О безвременно погибшем отце Пантелеев пишет несколько раз в разных местах:
«…Образ отца я с гордостью и любовью пронёс в памяти своей и в сердце через всю жизнь. Сказать светлый образ – было бы неправильно. Скорее – тёмный, как почерневшее серебро. Рыцарский – вот самое точное слово».
«Поспособствовала этому и его безукоризненная честность, фанатическое благородство, которое я рано увидел, заметил, оценил и о котором с восхищением, а порой даже и с некоторым страхом говорили и после его гибели все, кто его знал».
«Мечты о кадетском корпусе, куда меня почему-то прочила мама, чему категорически воспротивился отец».
«Дорого стоило мне – и в детстве, и в зрелые годы – это дворянство, которое отец заслужил кровью…»
Когда после революции петроградскую квартиру Пантелеевых национализировали, отняв всё имущество, семья переехала в деревню Ченцово, скрываясь от петроградского голода. В 1919-м прошел слух об аресте отца. «Потом в Ченцово пришло письмо от тетки нашей мамы, игуменьи Холмогорского монастыря матери Ангелины. В постскриптуме она писала: "Недавно у нас гостил Иван Афанасьевич”. Фраза эта звучала совершенно фантастически. В такое время! Отец! Гостил! В монастыре!
Много позже мы узнали, что в Холмогорском женском монастыре (вероятно, в части его) была оборудована тюрьма.
Чтобы не возвращаться к теме отца, скажу, что он, не в пример Ивану Андриановичу из "Лёньки Пантелеева”, не был запойным пьяницей и не оставлял семьи».

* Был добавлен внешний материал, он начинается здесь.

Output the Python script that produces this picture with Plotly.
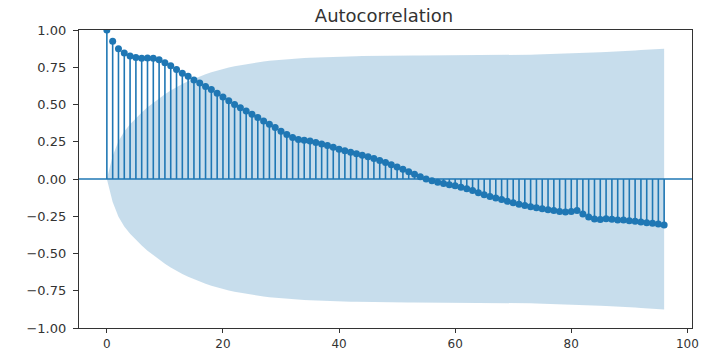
import plotly.graph_objects as go

lags = list(range(97))

acf_values = [
    1.000, 0.925, 0.875, 0.845, 0.825, 0.815, 0.810, 0.812, 0.810, 0.800,
    0.780, 0.760, 0.735, 0.710, 0.690, 0.665, 0.645, 0.620, 0.600, 0.575,
    0.550, 0.525, 0.500, 0.478, 0.456, 0.434, 0.412, 0.390, 0.368, 0.345,
    0.320, 0.298, 0.278, 0.265, 0.260, 0.255, 0.245, 0.235, 0.225, 0.213,
    0.200, 0.190, 0.180, 0.170, 0.160, 0.150, 0.138, 0.125, 0.110, 0.095,
    0.080, 0.065, 0.048, 0.032, 0.015, 0.000, -0.012, -0.022, -0.030, -0.038,
    -0.046, -0.055, -0.066, -0.078, -0.092, -0.106, -0.118, -0.128, -0.138, -0.150,
    -0.160, -0.170, -0.178, -0.186, -0.193, -0.200, -0.206, -0.212, -0.218, -0.222,
    -0.218, -0.212, -0.235, -0.255, -0.268, -0.272, -0.266, -0.270, -0.275, -0.276,
    -0.280, -0.283, -0.288, -0.293, -0.297, -0.302, -0.308,
]

conf_band = [
    0.000, 0.154, 0.254, 0.318, 0.368, 0.409, 0.447, 0.481, 0.511, 0.541,
    0.569, 0.594, 0.617, 0.637, 0.656, 0.673, 0.688, 0.703, 0.716, 0.728,
    0.738, 0.748, 0.757, 0.764, 0.772, 0.778, 0.784, 0.789, 0.793, 0.797,
    0.801, 0.804, 0.807, 0.809, 0.812, 0.813, 0.815, 0.816, 0.818, 0.820,
    0.821, 0.822, 0.823, 0.824, 0.825, 0.826, 0.826, 0.827, 0.827, 0.828,
    0.828, 0.828, 0.829, 0.829, 0.829, 0.829, 0.829, 0.829, 0.829, 0.829,
    0.829, 0.829, 0.829, 0.829, 0.829, 0.829, 0.830, 0.830, 0.830, 0.831,
    0.832, 0.832, 0.833, 0.834, 0.835, 0.836, 0.837, 0.838, 0.840, 0.841,
    0.843, 0.844, 0.845, 0.847, 0.848, 0.850, 0.853, 0.854, 0.857, 0.859,
    0.861, 0.863, 0.865, 0.867, 0.870, 0.872, 0.875,
]

x_ticks = [0, 20, 40, 60, 80, 100]
y_ticks = [1.0, 0.75, 0.5, 0.25, 0.0, -0.25, -0.5, -0.75, -1.0]
y_tick_labels = [f"{v:.2f}".replace("-", "\u2212") for v in y_ticks]
title_text = "Autocorrelation"

C0 = "#1f77b4"

stem_x, stem_y = [], []
for lag, v in zip(lags, acf_values):
    stem_x += [lag, lag, None]
    stem_y += [0, v, None]

fig = go.Figure()

fig.add_trace(go.Scatter(x=stem_x, y=stem_y, mode="lines",
                         line=dict(color=C0, width=1.6), hoverinfo="skip"))
fig.add_trace(go.Scatter(x=lags, y=acf_values, mode="markers",
                         marker=dict(color=C0, size=7, line=dict(width=0))))
fig.add_trace(go.Scatter(x=[-10, 110], y=[0, 0], mode="lines",
                         line=dict(color=C0, width=1.3), hoverinfo="skip"))
fig.add_trace(go.Scatter(x=lags, y=conf_band, mode="lines",
                         line=dict(width=0, color="rgba(31,119,180,0)"), hoverinfo="skip"))
fig.add_trace(go.Scatter(x=lags, y=[-b for b in conf_band], mode="lines",
                         line=dict(width=0, color="rgba(31,119,180,0)"),
                         fill="tonexty", fillcolor="rgba(31,119,180,0.25)", hoverinfo="skip"))

axis_common = dict(showgrid=False, zeroline=False, showline=True, mirror=True,
                   linecolor="#333", linewidth=1.2, ticks="outside",
                   tickcolor="#333", automargin=False)

fig.update_layout(
    width=701, height=349,
    margin=dict(l=79, r=9, t=30, b=21),
    paper_bgcolor="white", plot_bgcolor="white",
    showlegend=False,
    title=dict(text=title_text, x=384 / 701, xref="container", xanchor="center",
               y=1 - 16 / 349, yref="container", yanchor="middle",
               font=dict(family="DejaVu Sans", size=18, color="#333")),
    xaxis=dict(range=[-4.8, 100.8], tickvals=x_ticks, ticktext=[str(t) for t in x_ticks],
               ticklen=4, ticklabelstandoff=0,
               tickfont=dict(family="DejaVu Sans", size=12, color="#333"),
               **axis_common),
    yaxis=dict(range=[-1, 1], tickvals=y_ticks, ticktext=y_tick_labels,
               ticklen=5, ticklabelstandoff=4,
               tickfont=dict(family="DejaVu Sans", size=13, color="#333"),
               **axis_common),
)

fig.write_html("out.html")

Последняя встреча с отцом была в 1918 году. «Отец пожил с нами дней пять. Ехал он в Ченцово в штатском, но в поездах несколько раз солдаты узнавали в нем офицера – по выправке. Самые счастливые дни моего детства – последние дни, проведённые с отцом. Он приезжал прощаться».
Эта особая выправка – не знаю точно, как ее назвать – дворянская, рыцарская, офицерская – есть в его сочинениях. Особенно она чувствуется в рассказах, где главные герои – дети, несущие непосильную ношу, стоящие на посту, подобно героям рассказов «Честное слово» и «На ялике». Решимся сказать, что они-то как раз автобиографические – но особым, сугубым образом; кажется, что когда Пантелеев писал об этих мальчиках, на чьи плечи упал не по возрасту тяжелый груз ответственности, он чувствовал особую связь со своим отцом.

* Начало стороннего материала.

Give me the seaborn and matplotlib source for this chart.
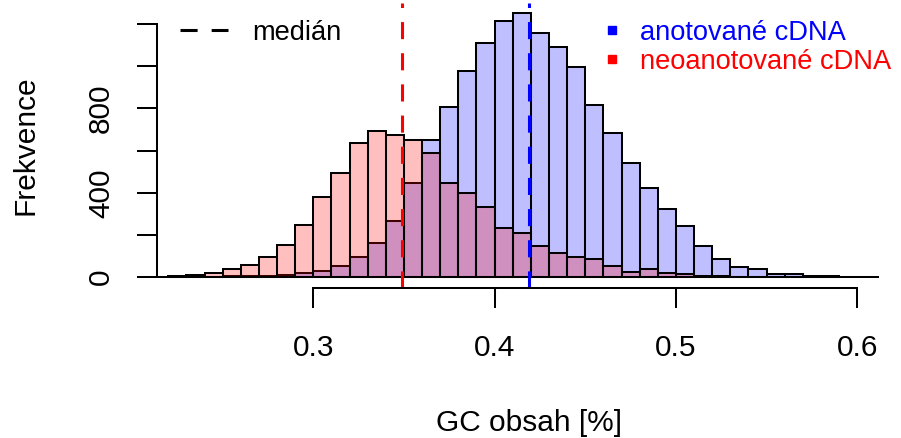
import numpy as np
import pandas as pd
import matplotlib
matplotlib.use("Agg")
import matplotlib.pyplot as plt
from matplotlib.lines import Line2D
import seaborn as sns

# ---- data ----
bin_edges = [round(0.22 + 0.01 * k, 2) for k in range(38)]   # GC bins (0.22 .. 0.59)
annotated_counts = [1, 2, 2, 5, 6, 8, 10, 20, 31, 55, 95, 161, 267, 448, 650, 805,
                    977, 1111, 1214, 1250, 1155, 1089, 994, 816, 682, 540, 424, 322,
                    244, 150, 87, 47, 38, 14, 16, 6, 5]
unannotated_counts = [6, 9, 20, 40, 56, 97, 153, 248, 382, 495, 634, 693, 674, 650,
                      587, 445, 398, 331, 235, 208, 150, 114, 95, 85, 55, 27, 38, 19,
                      17, 6, 4, 3, 2, 1, 2, 0, 0]
median_annotated = 0.419
median_unannotated = 0.349
x_ticks = [0.3, 0.4, 0.5, 0.6]
y_ticks = [0, 200, 400, 600, 800, 1000, 1200]
y_ticklabels = ["0", "", "400", "", "800", "", ""]
xlabel = "GC obsah [%]"
ylabel = "Frekvence"
legend_median = "medián"
legend_series = ["anotované cDNA", "neoanotované cDNA"]

edges = np.array(bin_edges)
centers = (edges[:-1] + edges[1:]) / 2
df = pd.DataFrame({"gc": centers, "ann": annotated_counts, "unann": unannotated_counts})

sns.set_style("ticks")
plt.rcParams["font.family"] = ["Liberation Sans", "DejaVu Sans"]

W, H = 901, 438
fig = plt.figure(figsize=(W / 100, H / 100), dpi=100)

def fx(px):
    return px / W

def fy(py):
    return 1 - py / H

left_px, right_px, top_px, bot_px = 156.7, 878.7, 2.7, 287.8
ax = fig.add_axes([fx(left_px), fy(bot_px), fx(right_px) - fx(left_px), fy(top_px) - fy(bot_px)])

LW = 1.45
n0 = len(ax.patches)
sns.histplot(data=df, x="gc", weights="ann", bins=bin_edges, ax=ax, stat="count",
             element="bars", fill=True, edgecolor="black", linewidth=LW)
for p in ax.patches[n0:]:
    p.set_alpha(None)
    p.set_facecolor((0, 0, 1, 0.25))
    p.set_edgecolor("black")
n1 = len(ax.patches)
sns.histplot(data=df, x="gc", weights="unann", bins=bin_edges, ax=ax, stat="count",
             element="bars", fill=True, edgecolor="black", linewidth=LW)
for p in ax.patches[n1:]:
    p.set_alpha(None)
    p.set_facecolor((1, 0, 0, 0.25))
    p.set_edgecolor("black")

ax.axhline(0, color="black", lw=LW, zorder=0.5)

dash = (0, (5.6, 4.6))
ax.axvline(median_unannotated, color="red", lw=2.2, linestyle=dash, dash_capstyle="butt")
ax.axvline(median_annotated, color="blue", lw=2.2, linestyle=dash, dash_capstyle="butt")

# axes range
def data_x(px):
    return 0.3 + (px - 313.3) / 1813.3

ax.set_xlim(data_x(left_px), data_x(right_px))
ax.set_ylim(-50, 1300)

for s in ["top", "right"]:
    ax.spines[s].set_visible(False)
ax.spines["left"].set_bounds(0, 1200)
ax.spines["bottom"].set_bounds(0.3, 0.6)
for s in ["left", "bottom"]:
    ax.spines[s].set_color("black")
    ax.spines[s].set_linewidth(LW)

AXFS = 21.5
ax.set_xticks(x_ticks)
ax.set_xticklabels([f"{v:.1f}" for v in x_ticks])
ax.set_yticks(y_ticks)
ax.set_yticklabels(y_ticklabels, rotation=90, va="center")
ax.tick_params(axis="both", direction="out", length=14.5, width=LW, color="black",
               labelcolor="black", labelsize=AXFS)
ax.tick_params(axis="x", pad=19.0)
ax.tick_params(axis="y", pad=15.5)

ax.set_xlabel(xlabel, fontsize=AXFS, color="black")
ax.set_ylabel(ylabel, fontsize=AXFS, color="black")
ax.xaxis.set_label_coords(fx(529.5), fy(409.0), transform=fig.transFigure)
ax.xaxis.label.set_va("top")
ax.yaxis.set_label_coords(fx(39.5), fy(145), transform=fig.transFigure)

LGFS = 19.6
h_med = [Line2D([], [], color="black", lw=2.2, linestyle=dash, dash_capstyle="butt")]
leg1 = ax.legend(h_med, [legend_median], loc="upper left",
                 bbox_to_anchor=(fx(180), fy(20)), bbox_transform=fig.transFigure,
                 frameon=False, fontsize=LGFS, handlelength=1.78, handletextpad=0.88,
                 borderpad=0, borderaxespad=0)
for t in leg1.get_texts():
    t.set_color("black")
ax.add_artist(leg1)

h_ser = [Line2D([], [], marker="s", ls="", color="blue", markersize=6.4),
         Line2D([], [], marker="s", ls="", color="red", markersize=6.4)]
leg2 = ax.legend(h_ser, legend_series, loc="upper left",
                 bbox_to_anchor=(fx(603.5), fy(20)), bbox_transform=fig.transFigure,
                 frameon=False, fontsize=LGFS, handlelength=0.6, handletextpad=0.75,
                 labelspacing=0.1, borderpad=0, borderaxespad=0)
for t, c in zip(leg2.get_texts(), ["blue", "red"]):
    t.set_color(c)

fig.savefig("out.png", dpi=100)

Такой же личный подтекст есть, оказывается, и в рассказе «Пакет»:
«Первый воинский подвиг, о котором мне стало известно в моей жизни, был подвиг моего отца. Ещё совсем маленьким мальчиком мне приходилось много раз слышать рассказ о том, как моего папу, молодого казачьего офицера, послали с важным боевым донесением в штаб русского командования, как по дороге напал на него японский кавалерийский разъезд и как он, раненный навылет в грудь, отбился от неприятеля и, обливаясь кровью, вовремя доставил пакет куда требовалось. Позже, когда отец лежал в полевом лазарете, адъютант генерала Куропаткина привез ему боевой орден – крест Св. Владимира. Было это на Пасху 1904 года.
Теперь я ни одной минуты не сомневаюсь, что именно эту, кровно близкую мне историю незаметно подсунула мне моя память, когда я приступал к работе над рассказом для "Костра”. А ведь тогда, в 1932 году, был убежден, что пишу "из самого себя”.
…Посмотрите, однако, с какой кавалерийской легкостью, как вольно и бесцеремонно разделалось на этот раз моё воображение с фактами жизни!» (из главы «История моих сюжетов»)
Понимал ли он сам до конца эту глубокую, непрерывную,
кровно близкую связь со всем своим прошлым? Что в действительности осознавал о себе писатель, который однажды обмолвился: «Язык, на котором я пишу свои книжки, – эзопов язык христианина»?
Если нам, читателям, ещё предстоят какие-то открытия в творчестве Пантелеева, то, думается, они лежат не в плоскости узнавания новых сенсационных сведений о нём, а на пути постижения связей глубинных, неочевидных, но проступающих всё яснее через пантелеевское слово.